> [STORED DATA]:
————————

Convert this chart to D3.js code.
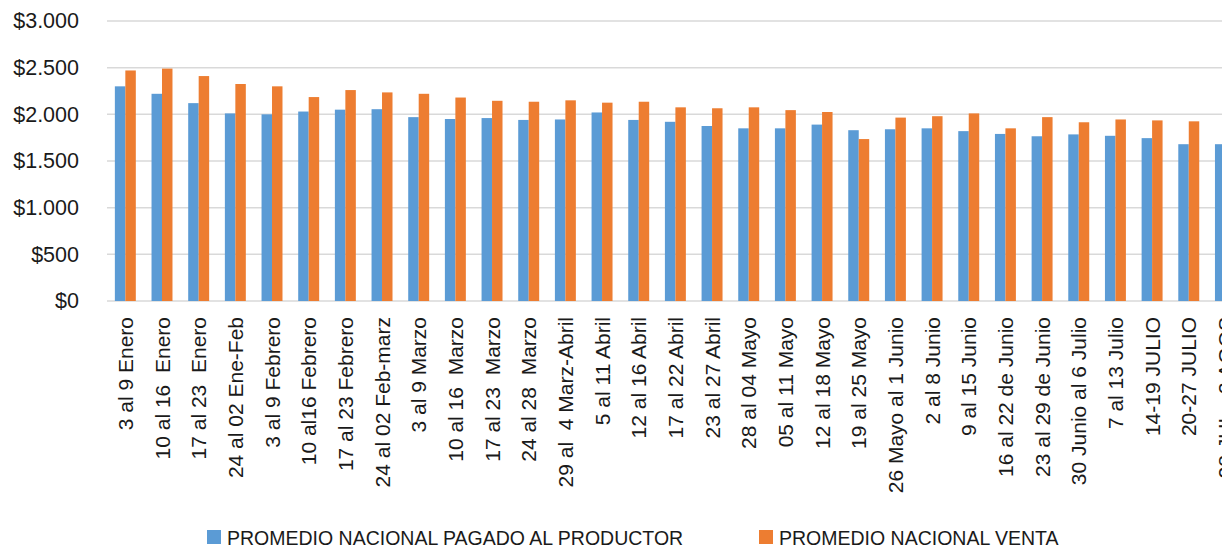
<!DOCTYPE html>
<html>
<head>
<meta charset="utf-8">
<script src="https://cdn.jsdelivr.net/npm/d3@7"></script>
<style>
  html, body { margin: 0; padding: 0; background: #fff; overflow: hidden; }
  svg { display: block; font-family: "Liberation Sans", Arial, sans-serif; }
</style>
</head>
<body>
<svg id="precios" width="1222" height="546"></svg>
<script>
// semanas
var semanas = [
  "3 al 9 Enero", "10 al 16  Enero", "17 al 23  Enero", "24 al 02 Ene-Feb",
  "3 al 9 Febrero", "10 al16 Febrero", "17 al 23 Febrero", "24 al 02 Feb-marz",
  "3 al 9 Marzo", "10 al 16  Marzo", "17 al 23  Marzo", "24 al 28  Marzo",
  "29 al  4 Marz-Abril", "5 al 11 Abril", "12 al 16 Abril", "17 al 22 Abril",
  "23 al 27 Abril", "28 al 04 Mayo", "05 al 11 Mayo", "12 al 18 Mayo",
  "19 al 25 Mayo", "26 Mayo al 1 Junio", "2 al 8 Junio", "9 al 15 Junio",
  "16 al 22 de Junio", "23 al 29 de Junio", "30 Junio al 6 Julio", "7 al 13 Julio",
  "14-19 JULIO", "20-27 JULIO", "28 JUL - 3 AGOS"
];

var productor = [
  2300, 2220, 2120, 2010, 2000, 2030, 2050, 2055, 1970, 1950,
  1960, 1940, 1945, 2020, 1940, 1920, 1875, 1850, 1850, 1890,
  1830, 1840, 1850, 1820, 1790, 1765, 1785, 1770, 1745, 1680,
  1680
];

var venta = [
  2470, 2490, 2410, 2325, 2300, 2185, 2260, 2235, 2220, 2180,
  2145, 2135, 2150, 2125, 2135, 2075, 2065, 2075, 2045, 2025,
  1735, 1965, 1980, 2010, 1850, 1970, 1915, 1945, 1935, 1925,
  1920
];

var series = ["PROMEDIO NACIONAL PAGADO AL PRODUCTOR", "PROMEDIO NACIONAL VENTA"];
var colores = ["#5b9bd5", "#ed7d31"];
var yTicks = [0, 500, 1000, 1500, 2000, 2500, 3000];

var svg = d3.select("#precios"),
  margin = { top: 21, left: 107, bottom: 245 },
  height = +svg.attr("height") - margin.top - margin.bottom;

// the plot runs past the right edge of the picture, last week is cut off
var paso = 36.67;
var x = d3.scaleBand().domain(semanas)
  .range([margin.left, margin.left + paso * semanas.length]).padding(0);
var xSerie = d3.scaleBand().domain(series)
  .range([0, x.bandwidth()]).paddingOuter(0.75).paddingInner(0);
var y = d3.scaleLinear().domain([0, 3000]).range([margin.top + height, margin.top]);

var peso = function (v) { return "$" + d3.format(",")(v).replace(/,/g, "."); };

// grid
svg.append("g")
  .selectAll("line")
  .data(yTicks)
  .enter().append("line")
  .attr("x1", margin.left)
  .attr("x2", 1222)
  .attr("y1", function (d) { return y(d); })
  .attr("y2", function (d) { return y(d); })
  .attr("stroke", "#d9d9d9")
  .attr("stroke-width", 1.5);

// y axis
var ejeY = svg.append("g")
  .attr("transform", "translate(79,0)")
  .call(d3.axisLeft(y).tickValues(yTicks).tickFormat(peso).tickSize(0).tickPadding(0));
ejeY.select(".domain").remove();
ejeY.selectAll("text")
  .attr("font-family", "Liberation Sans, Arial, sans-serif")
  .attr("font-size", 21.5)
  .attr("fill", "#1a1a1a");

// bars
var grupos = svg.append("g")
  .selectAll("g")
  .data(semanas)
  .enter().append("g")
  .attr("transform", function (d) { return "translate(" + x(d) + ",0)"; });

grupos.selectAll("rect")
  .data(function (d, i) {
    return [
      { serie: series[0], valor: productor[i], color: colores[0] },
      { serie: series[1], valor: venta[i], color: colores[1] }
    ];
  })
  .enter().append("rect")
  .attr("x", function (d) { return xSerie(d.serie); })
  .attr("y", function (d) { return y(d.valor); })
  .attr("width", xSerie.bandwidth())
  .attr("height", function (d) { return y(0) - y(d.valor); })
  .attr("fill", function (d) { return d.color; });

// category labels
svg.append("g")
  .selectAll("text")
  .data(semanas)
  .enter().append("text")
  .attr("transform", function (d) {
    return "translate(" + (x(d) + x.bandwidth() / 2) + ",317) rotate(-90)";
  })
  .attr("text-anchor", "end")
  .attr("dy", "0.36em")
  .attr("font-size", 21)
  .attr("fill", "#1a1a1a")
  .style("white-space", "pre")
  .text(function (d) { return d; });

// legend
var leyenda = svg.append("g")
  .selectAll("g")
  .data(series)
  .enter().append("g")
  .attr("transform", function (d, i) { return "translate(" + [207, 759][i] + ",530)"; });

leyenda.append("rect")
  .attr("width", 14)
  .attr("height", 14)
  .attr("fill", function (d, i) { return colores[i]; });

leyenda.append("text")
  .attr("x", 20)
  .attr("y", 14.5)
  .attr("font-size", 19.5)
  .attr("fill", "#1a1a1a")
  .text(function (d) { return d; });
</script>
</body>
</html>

————————

Exclude the pictures. Write out the remaining data exactly.

> [CORRECT RESULT]:
Convert this chart to D3.js code.
<!DOCTYPE html>
<html>
<head>
<meta charset="utf-8">
<script src="https://cdn.jsdelivr.net/npm/d3@7"></script>
<style>
  html, body { margin: 0; padding: 0; background: #fff; overflow: hidden; }
  svg { display: block; font-family: "Liberation Sans", Arial, sans-serif; }
</style>
</head>
<body>
<svg id="precios" width="1222" height="546"></svg>
<script>
// semanas
var semanas = [
  "3 al 9 Enero", "10 al 16  Enero", "17 al 23  Enero", "24 al 02 Ene-Feb",
  "3 al 9 Febrero", "10 al16 Febrero", "17 al 23 Febrero", "24 al 02 Feb-marz",
  "3 al 9 Marzo", "10 al 16  Marzo", "17 al 23  Marzo", "24 al 28  Marzo",
  "29 al  4 Marz-Abril", "5 al 11 Abril", "12 al 16 Abril", "17 al 22 Abril",
  "23 al 27 Abril", "28 al 04 Mayo", "05 al 11 Mayo", "12 al 18 Mayo",
  "19 al 25 Mayo", "26 Mayo al 1 Junio", "2 al 8 Junio", "9 al 15 Junio",
  "16 al 22 de Junio", "23 al 29 de Junio", "30 Junio al 6 Julio", "7 al 13 Julio",
  "14-19 JULIO", "20-27 JULIO", "28 JUL - 3 AGOS"
];

var productor = [
  2300, 2220, 2120, 2010, 2000, 2030, 2050, 2055, 1970, 1950,
  1960, 1940, 1945, 2020, 1940, 1920, 1875, 1850, 1850, 1890,
  1830, 1840, 1850, 1820, 1790, 1765, 1785, 1770, 1745, 1680,
  1680
];

var venta = [
  2470, 2490, 2410, 2325, 2300, 2185, 2260, 2235, 2220, 2180,
  2145, 2135, 2150, 2125, 2135, 2075, 2065, 2075, 2045, 2025,
  1735, 1965, 1980, 2010, 1850, 1970, 1915, 1945, 1935, 1925,
  1920
];

var series = ["PROMEDIO NACIONAL PAGADO AL PRODUCTOR", "PROMEDIO NACIONAL VENTA"];
var colores = ["#5b9bd5", "#ed7d31"];
var yTicks = [0, 500, 1000, 1500, 2000, 2500, 3000];

var svg = d3.select("#precios"),
  margin = { top: 21, left: 107, bottom: 245 },
  height = +svg.attr("height") - margin.top - margin.bottom;

// the plot runs past the right edge of the picture, last week is cut off
var paso = 36.67;
var x = d3.scaleBand().domain(semanas)
  .range([margin.left, margin.left + paso * semanas.length]).padding(0);
var xSerie = d3.scaleBand().domain(series)
  .range([0, x.bandwidth()]).paddingOuter(0.75).paddingInner(0);
var y = d3.scaleLinear().domain([0, 3000]).range([margin.top + height, margin.top]);

var peso = function (v) { return "$" + d3.format(",")(v).replace(/,/g, "."); };

// grid
svg.append("g")
  .selectAll("line")
  .data(yTicks)
  .enter().append("line")
  .attr("x1", margin.left)
  .attr("x2", 1222)
  .attr("y1", function (d) { return y(d); })
  .attr("y2", function (d) { return y(d); })
  .attr("stroke", "#d9d9d9")
  .attr("stroke-width", 1.5);

// y axis
var ejeY = svg.append("g")
  .attr("transform", "translate(79,0)")
  .call(d3.axisLeft(y).tickValues(yTicks).tickFormat(peso).tickSize(0).tickPadding(0));
ejeY.select(".domain").remove();
ejeY.selectAll("text")
  .attr("font-family", "Liberation Sans, Arial, sans-serif")
  .attr("font-size", 21.5)
  .attr("fill", "#1a1a1a");

// bars
var grupos = svg.append("g")
  .selectAll("g")
  .data(semanas)
  .enter().append("g")
  .attr("transform", function (d) { return "translate(" + x(d) + ",0)"; });

grupos.selectAll("rect")
  .data(function (d, i) {
    return [
      { serie: series[0], valor: productor[i], color: colores[0] },
      { serie: series[1], valor: venta[i], color: colores[1] }
    ];
  })
  .enter().append("rect")
  .attr("x", function (d) { return xSerie(d.serie); })
  .attr("y", function (d) { return y(d.valor); })
  .attr("width", xSerie.bandwidth())
  .attr("height", function (d) { return y(0) - y(d.valor); })
  .attr("fill", function (d) { return d.color; });

// category labels
svg.append("g")
  .selectAll("text")
  .data(semanas)
  .enter().append("text")
  .attr("transform", function (d) {
    return "translate(" + (x(d) + x.bandwidth() / 2) + ",317) rotate(-90)";
  })
  .attr("text-anchor", "end")
  .attr("dy", "0.36em")
  .attr("font-size", 21)
  .attr("fill", "#1a1a1a")
  .style("white-space", "pre")
  .text(function (d) { return d; });

// legend
var leyenda = svg.append("g")
  .selectAll("g")
  .data(series)
  .enter().append("g")
  .attr("transform", function (d, i) { return "translate(" + [207, 759][i] + ",530)"; });

leyenda.append("rect")
  .attr("width", 14)
  .attr("height", 14)
  .attr("fill", function (d, i) { return colores[i]; });

leyenda.append("text")
  .attr("x", 20)
  .attr("y", 14.5)
  .attr("font-size", 19.5)
  .attr("fill", "#1a1a1a")
  .text(function (d) { return d; });
</script>
</body>
</html>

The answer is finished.